BEGIN Data provided

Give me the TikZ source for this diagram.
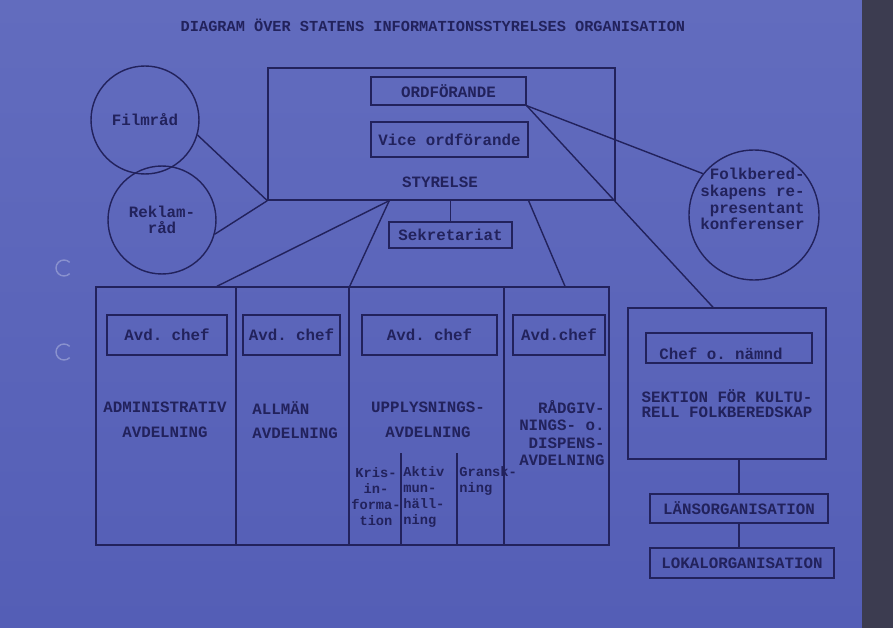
\documentclass[tikz,border=0pt]{standalone}
\usepackage{fontspec}
\setmonofont{Liberation Mono}
\usepackage{tikz}
\usetikzlibrary{positioning, calc}
\usepackage{xcolor}
\definecolor{paper}{RGB}{98,108,190}
\definecolor{paperlow}{RGB}{84,94,182}
\definecolor{ink}{RGB}{34,34,92}
\definecolor{spine}{RGB}{60,60,80}

\begin{document}
\begin{tikzpicture}[x=0.02cm, y=-0.02cm,
    every node/.style={font=\ttfamily\bfseries\fontsize{9}{10}\selectfont, text=ink, inner sep=0pt},
    box/.style={draw=ink, line width=0.8pt},
    council/.style={draw=ink, line width=0.8pt, circle},
    link/.style={draw=ink, line width=0.8pt}]
    % paper and photo edge
    \shade[top color=paper, bottom color=paperlow] (0,0) rectangle (893,628);
    \fill[spine] (862,0) rectangle (893,628);
    \draw[white!25!paper, line width=0.8pt] (64,268) ++(45:8) arc[start angle=45, end angle=315, radius=8];
    \draw[white!25!paper, line width=0.8pt] (64,352) ++(45:8) arc[start angle=45, end angle=315, radius=8];

    \node[font=\ttfamily\bfseries\fontsize{8.7}{10}\selectfont] (title) at (433,25)
        {DIAGRAM ÖVER STATENS INFORMATIONSSTYRELSES ORGANISATION};

    % board
    \node[box, minimum width=6.94cm, minimum height=2.64cm] (styrelse) at (441.5,134) {};
    \node[box, minimum width=3.1cm, minimum height=0.56cm] (ordf) at (448.5,91) {ORDFÖRANDE};
    \node[box, minimum width=3.14cm, minimum height=0.7cm] (vice) at (449.5,139.5) {Vice ordförande};
    \node (styrelsetext) at (440,182) {STYRELSE};
    \node[box, minimum width=2.46cm, minimum height=0.52cm] (sekr) at (450.5,235) {Sekretariat};

    % councils
    \node[council, minimum size=2.16cm] (film) at (145,120) {Filmråd};
    \node[council, minimum size=2.16cm, align=center, font=\ttfamily\bfseries\fontsize{9}{9.2}\selectfont]
        (reklam) at (162,220) {Reklam-\\råd};
    \node[council, minimum size=2.6cm] (folk) at (754,215) {};
    \node[align=right, font=\ttfamily\bfseries\fontsize{9}{9.6}\selectfont, anchor=east] (folktext) at (805,199)
        {Folkbered-\\skapens re-\\presentant\\konferenser};

    % departments
    \node[box, minimum width=2.8cm, minimum height=5.16cm] (adm) at (166,416) {};
    \node[box, minimum width=2.26cm, minimum height=5.16cm] (allm) at (292.5,416) {};
    \node[box, minimum width=3.1cm, minimum height=5.16cm] (upp) at (426.5,416) {};
    \node[box, minimum width=2.1cm, minimum height=5.16cm] (rad) at (556.5,416) {};

    \node[box, minimum width=2.4cm, minimum height=0.8cm] (chefA) at (167,335) {Avd. chef};
    \node[box, minimum width=1.94cm, minimum height=0.8cm] (chefB) at (291.5,335) {Avd. chef};
    \node[box, minimum width=2.7cm, minimum height=0.8cm] (chefC) at (429.5,335) {Avd. chef};
    \node[box, minimum width=1.84cm, minimum height=0.8cm] (chefD) at (559,335) {Avd.chef};

    \node[align=center, font=\ttfamily\bfseries\fontsize{9}{14}\selectfont] (admtext) at (165,420)
        {ADMINISTRATIV\\AVDELNING};
    \node[align=left, anchor=west, font=\ttfamily\bfseries\fontsize{9}{14}\selectfont] (allmtext) at (252,420)
        {ALLMÄN\\AVDELNING};
    \node[align=center, font=\ttfamily\bfseries\fontsize{9}{14}\selectfont] (upptext) at (428,420)
        {UPPLYSNINGS-\\AVDELNING};
    \node[align=right, anchor=east, font=\ttfamily\bfseries\fontsize{9}{10}\selectfont] (radtext) at (605,433)
        {RÅDGIV-\\NINGS- o.\\DISPENS-\\AVDELNING};

    % sub-units of the information department
    \draw[link] (401,453) -- (401,545);
    \draw[link] (457,453) -- (457,545);
    \node[align=center, font=\ttfamily\bfseries\fontsize{7.8}{9.1}\selectfont] (kris) at (376,497) {Kris-\\in-\\forma-\\tion};
    \node[align=left, anchor=west, font=\ttfamily\bfseries\fontsize{7.8}{9.1}\selectfont] (aktiv) at (403,497) {Aktiv\\mun-\\häll-\\ning};
    \node[align=left, anchor=west, font=\ttfamily\bfseries\fontsize{7.8}{9.1}\selectfont] (gransk) at (459,481) {Gransk-\\ning};

    % section and regional bodies
    \node[box, minimum width=3.96cm, minimum height=3.02cm] (section) at (727,383.5) {};
    \node[box, minimum width=3.32cm, minimum height=0.6cm] (chefN) at (729,348) {};
    \node (chefNtext) at (721,354) {Chef o. nämnd};
    \node[align=left, font=\ttfamily\bfseries\fontsize{9}{8.6}\selectfont] (sectiontext) at (727,404)
        {SEKTION FÖR KULTU-\\RELL FOLKBEREDSKAP};
    \node[box, minimum width=3.56cm, minimum height=0.58cm] (lans) at (739,508.5) {LÄNSORGANISATION};
    \node[box, minimum width=3.68cm, minimum height=0.6cm] (lokal) at (742,563) {LOKALORGANISATION};

    % connectors
    \draw[link] (film.-16) -- (styrelse.south west);
    \draw[link] (reklam.-15) -- (styrelse.south west);
    \draw[link] (ordf.south east) -- (folk.141);
    \draw[link] (ordf.south east) -- ($(section.north west)!0.43!(section.north east)$);
    \draw[link] (sekr.north |- styrelse.south) -- (sekr.north);
    \coordinate (split) at ($(styrelse.south west)!0.35!(styrelse.south east)$);
    \draw[link] (split) -- ($(adm.north west)!0.86!(adm.north east)$);
    \draw[link] (split) -- (allm.north east);
    \draw[link] ($(styrelse.south west)!0.75!(styrelse.south east)$) -- ($(rad.north west)!0.58!(rad.north east)$);
    \draw[link] (lans.north |- section.south) -- (lans.north);
    \draw[link] (lans.south) -- (lans.south |- lokal.north);
\end{tikzpicture}
\end{document}
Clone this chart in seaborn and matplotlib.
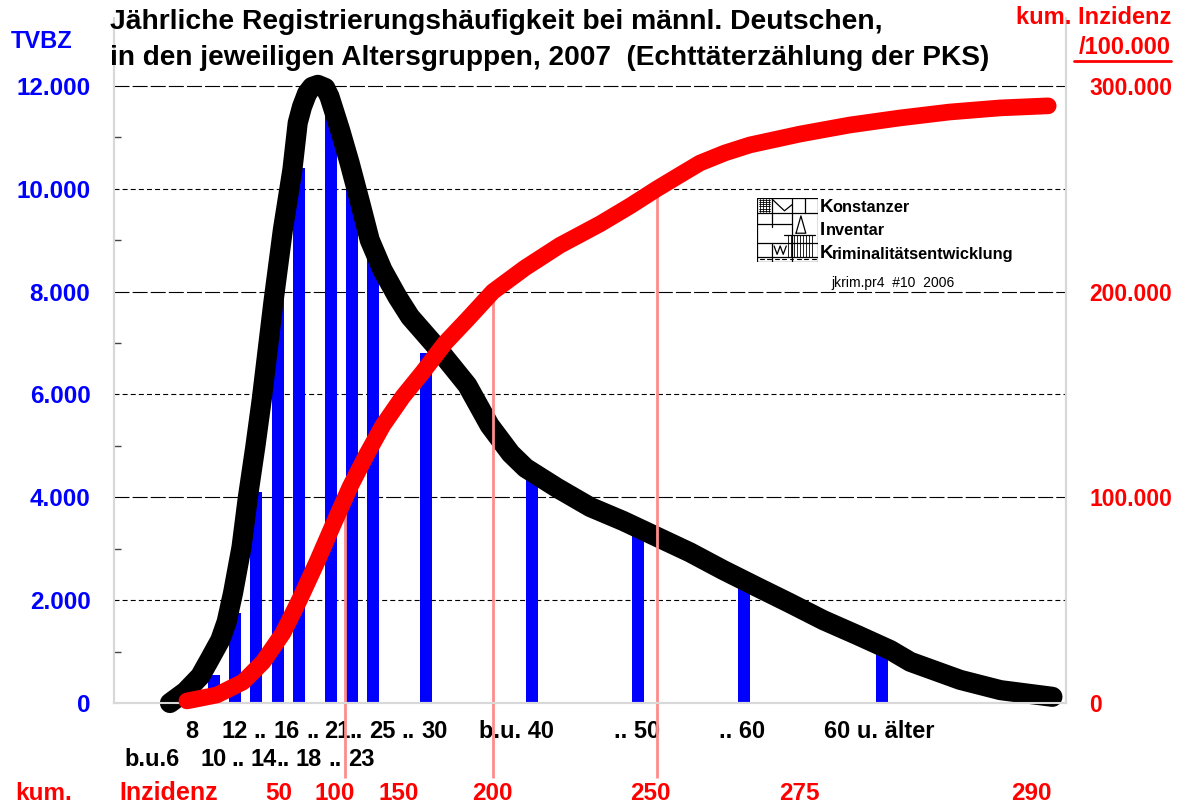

END Data provided

Check each line of the records for "this" and copy the ones that contain it.

▸ Exercise response:
Give me the TikZ source for this diagram.
Clone this chart in seaborn and matplotlib.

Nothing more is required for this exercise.